It's never easy, particularly in a universe with such diversity in skin tones and body type to tell what clothes might look good on you. What we've compiled here are some basic guidelines for getting a look that will suit you. It's not foolproof, and requires some judgment, but it's far better than just guessing.
Color is not as simple as some people would like to make it. Color is generally made up of three different attributes: Hue, Value, and Intensity.
Hue is what most people think of when they think of color. It's the difference between red and blue, green and yellow, etc. The Hue is probably the first question you'll want to answer when picking a color.
Value is how light or dark the chosen color is. For instance, red itself can range from a dark maroon to a light pink while still being technically "red."
Intensity is probably the hardest of the concepts to understand. It's probably easiest to think of all colors as starting with a generic grey and adding more color through the entire range until the color is pure at its highest intensity. Lower Intensities will make a color look more grey or washed out at times.
|This is probably the Red most people are after, but it's also one of the hardest to make and the least likely for someone to be able to do. It's Red Hue, Medium Value, and High Intensity.||This is actually the same Hue of Red that we had before, only we've reduced the Value on it a great deal to get a darker Red.||This is the same Hue and Value of Red as found in the first box, but the Intensity has been greatly lowered, resulting in a more washed out look.||Once again, the same Red with the Value raised to nearly white, giving us a nice pink.|
So what color goes with purple skin?
Matching the variety of skin tones in our universe is at times a challenge, and it's far too tempting to simply reduce everything to black or white and not be bothered with having to match things, but that's a very limited way to dress, and at best looks unimaginative.

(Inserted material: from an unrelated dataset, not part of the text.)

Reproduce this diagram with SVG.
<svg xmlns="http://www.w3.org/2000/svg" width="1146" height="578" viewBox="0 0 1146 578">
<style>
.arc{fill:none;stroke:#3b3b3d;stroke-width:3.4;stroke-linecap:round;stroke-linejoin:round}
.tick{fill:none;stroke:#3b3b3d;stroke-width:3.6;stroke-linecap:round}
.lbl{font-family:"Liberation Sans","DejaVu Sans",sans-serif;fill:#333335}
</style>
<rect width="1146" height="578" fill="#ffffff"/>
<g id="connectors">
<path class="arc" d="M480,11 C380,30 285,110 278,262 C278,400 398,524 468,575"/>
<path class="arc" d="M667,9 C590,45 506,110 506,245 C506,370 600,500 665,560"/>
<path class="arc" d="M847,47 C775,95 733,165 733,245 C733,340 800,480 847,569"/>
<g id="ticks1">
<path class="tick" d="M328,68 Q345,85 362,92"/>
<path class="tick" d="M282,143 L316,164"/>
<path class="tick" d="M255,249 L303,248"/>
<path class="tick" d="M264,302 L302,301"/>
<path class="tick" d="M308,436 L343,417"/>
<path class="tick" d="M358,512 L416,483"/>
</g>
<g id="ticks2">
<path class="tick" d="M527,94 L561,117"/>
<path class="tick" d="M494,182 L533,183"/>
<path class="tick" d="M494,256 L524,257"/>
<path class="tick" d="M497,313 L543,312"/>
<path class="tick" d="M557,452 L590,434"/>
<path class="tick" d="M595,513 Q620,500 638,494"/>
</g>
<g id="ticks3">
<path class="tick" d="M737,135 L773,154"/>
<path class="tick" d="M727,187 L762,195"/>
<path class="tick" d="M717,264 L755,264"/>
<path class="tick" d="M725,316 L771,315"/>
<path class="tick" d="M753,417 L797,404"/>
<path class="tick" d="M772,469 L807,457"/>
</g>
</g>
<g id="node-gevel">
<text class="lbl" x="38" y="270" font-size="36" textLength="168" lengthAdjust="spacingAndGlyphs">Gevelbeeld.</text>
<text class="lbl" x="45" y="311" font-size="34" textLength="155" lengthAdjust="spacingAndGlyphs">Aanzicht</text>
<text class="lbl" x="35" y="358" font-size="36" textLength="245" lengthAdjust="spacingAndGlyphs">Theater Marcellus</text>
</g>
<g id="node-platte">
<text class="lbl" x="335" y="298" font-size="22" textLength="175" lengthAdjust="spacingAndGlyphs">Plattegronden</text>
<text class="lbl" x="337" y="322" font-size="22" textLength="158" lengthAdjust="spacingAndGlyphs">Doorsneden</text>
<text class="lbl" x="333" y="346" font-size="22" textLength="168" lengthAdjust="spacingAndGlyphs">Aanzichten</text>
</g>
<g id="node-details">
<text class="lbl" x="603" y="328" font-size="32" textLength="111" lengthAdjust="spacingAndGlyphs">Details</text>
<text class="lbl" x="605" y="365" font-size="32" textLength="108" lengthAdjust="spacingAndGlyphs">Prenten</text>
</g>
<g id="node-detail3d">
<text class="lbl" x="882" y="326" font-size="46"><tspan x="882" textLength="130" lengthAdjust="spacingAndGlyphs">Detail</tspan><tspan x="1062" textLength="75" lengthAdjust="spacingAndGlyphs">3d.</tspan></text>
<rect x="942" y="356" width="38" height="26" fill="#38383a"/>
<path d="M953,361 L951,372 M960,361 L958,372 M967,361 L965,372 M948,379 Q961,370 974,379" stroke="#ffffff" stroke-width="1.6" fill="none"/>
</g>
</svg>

But how does one begin to choose colors? First we need to understand how colors relate to each other.
The Color Wheel
The color wheel is made up of six areas, each of which represents a different primary or secondary color. The primary colors, red, blue and yellow, are so called because they are the parts from which all other colors are made. They also have the distinction of not being able to be made up from other colors. Go ahead, get out your box of crayons and try to mix up a good red using other colors, we'll wait....
Ok, now that we've established that, let's talk about secondary colors. The secondary colors are the ones that are made by mixing the primary colors that they border on. For instance, mixing blue and red produces purple, and mixing red and yellow gives us orange.
Analogous and Complimentary Colors
Now that we know what a color wheel is, how can it help us pick colors to wear? There are two more types of relationships that we need to know about before we start putting together an outfit. The first of these is the relationship between Analogous colors. Perhaps the best way to remember this is through a simple story about three neighbors, Ann, Al, and Gus. Since these three live next to each other, it's inevitable that they become good friends. Since they're good friends, they look good together in a group. But it's just not the same if one of them isn't there for some reason, so they almost always are seen together. Also, Al seems to be the leader of the group, and so any time you see them together you're probably going to see more of Al than the other two. In the same way, any three consecutive colors on the wheel will work pretty well together, provided that all three are present in some way. So if you're a Twi'lek with purple skin and want to have a two tone outfit made, consider using a red and a blue together. It also usually a good idea to ensure that the majority of the outfit is the middle color of the three. So for an outfit that covers most of your body, a blue with green trim might work very well.
Complimentary colors follow that age old cantina wisdom that opposites attract. Colors that are directly opposite from each other are called complimentary colors. They generally also look very good together, and are well suited for two tone outfits for those with skin colors that don't occur on the wheel, like white, black or browns, or even for single tone outfits for more adventurous skin Values. So our purple skinned Twi'lek could do very well in a yellow single color outfit.
Shades of meaning...
So what happens if my skin isn't actually a strong, intense middle Value of purple, but more of a less intense light purple? Simply adjust the other colors in a similar way and go with a pale blue and pink outfit, or perhaps a pale yellow dress. Sometimes doing precisely the opposite, that is, going with a darker color on lighter skin, can work well, but results will vary.
But...what about my black duster?
So you still want to wear black, eh? /sigh. Ok, you can do that with most any skin color, but realize that pure black or pure white outfits generally tend to look pretty boring. Adding just a little variation can really vitalize an outfit. (Greys don't count as variation in this sense, I'm afraid...) Experiment with adding a dash of red, green, or maybe a blue. I think you'll be pleased with the results.
Hope this is helpful, but remember that it's intended only as a beginning for people with no clue how to work out colors. There are many, many other combinations that can work, and the best way to find them is to try them and see. Trust your instincts. If an outfit looks just a little "off" to you, chances are that it is, even if you can't put a finger on why.